Although the PKK’s geographic range is expanding from the traditional battle zone in the Kurdish-dominated southeast region, its tactics and intelligence are becoming more sophisticated – as seen in the May 4 attack on a convoy of AKP officials near Kastamonu that the militants may have thought included Prime Minister Erdogan. Though the PKK’s appeal shows signs of strengthening among the Kurdish population, Turkey has not moved any closer to meeting the Kurdish demands. On the contrary, Turkey has ignored Ocalan’s ceasefire, alienated Kurdish elites by engaging in a massive clampdown on their leaders and continued operations against the PKK (such as the one in Sivas).
In October 2010, Turkey brought to trial 152 high-profile Kurdish politicians and activists suspected of being members of PKK offshoot Koma Civaken Kurdistan (KCK – Union of Communities in Kurdistan). The suspects were charged with crimes such as “aiming to destroy the unity and integrity of the State,” “being a leading member of an illegal organization [i.e. the PKK]”, and “making propaganda for an illegal organization.” Although none of the defendants were accused of committing violence themselves, 11 of the defendants were sentenced to imprisonment for various terms averaging 8.5 years each on June 14 (ekurd.net, June 16; bianet.org, June 16).
The KCK case and prohibitions on BDP-supported candidates from running in the parliamentary elections sparked the anger of Kurdish masses in protests held throughout the country from March until the June 12 elections. Turkish police arrested more than 2,000 protestors, which further alienated the pro-BDP and PKK masses from the Turkish State.
Turkey has refused Ocalan a role in settling the conflict, burned bridges with the BDP, and lost credibility among large swathes of the country’s Kurdish population. If the past is any indication, the Turkish military and the PKK will become the main forces to act on behalf of the Turkish state and the Kurdish minority in the absence of dialogue between the two groups’ political leaders.
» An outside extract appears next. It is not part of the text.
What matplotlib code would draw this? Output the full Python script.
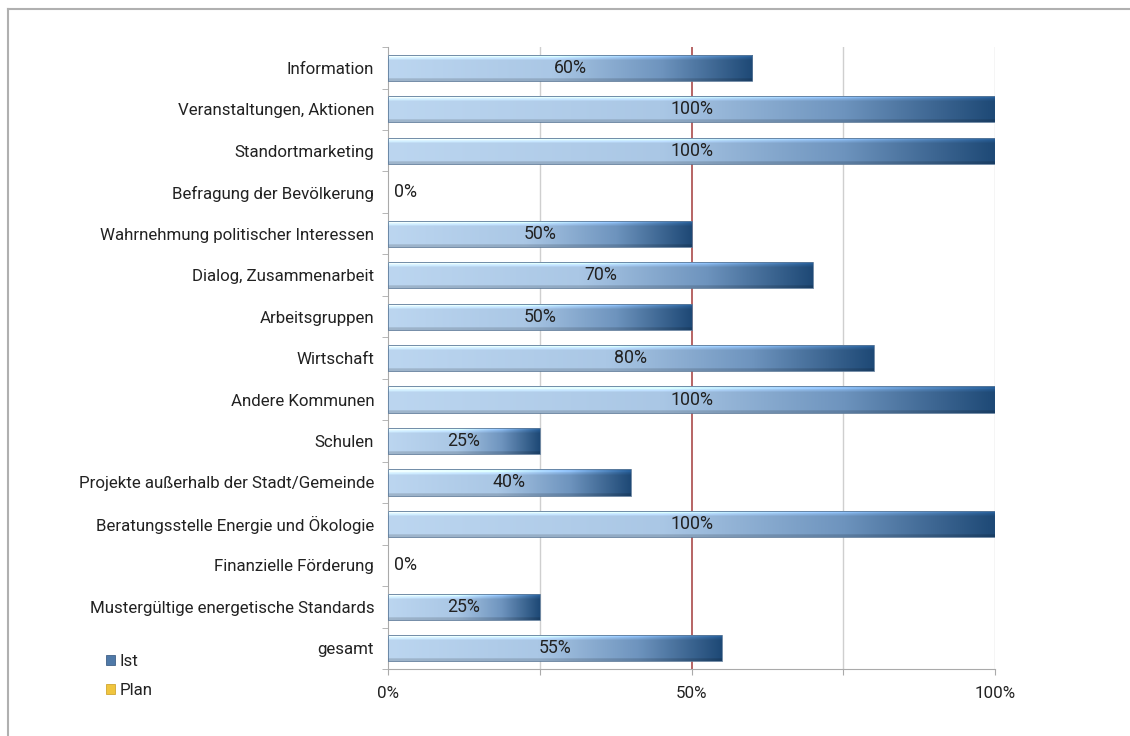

In May 2011, Ocalan predicted that after June 15 there would be either “an historic agreement or an all-out war that will lead to chaos and turmoil” (AK News, May 16). Despite extending the ceasefire, no agreement is under discussion and attacks and counter-attacks are on the rise throughout Turkey. The evolution of the conflict is heading in the direction of
Ocalan’s prediction of “all-out war.”
1. Author’s interview with Ahmet Turk at his headquarters in Kiziltepe. June 5, 2011.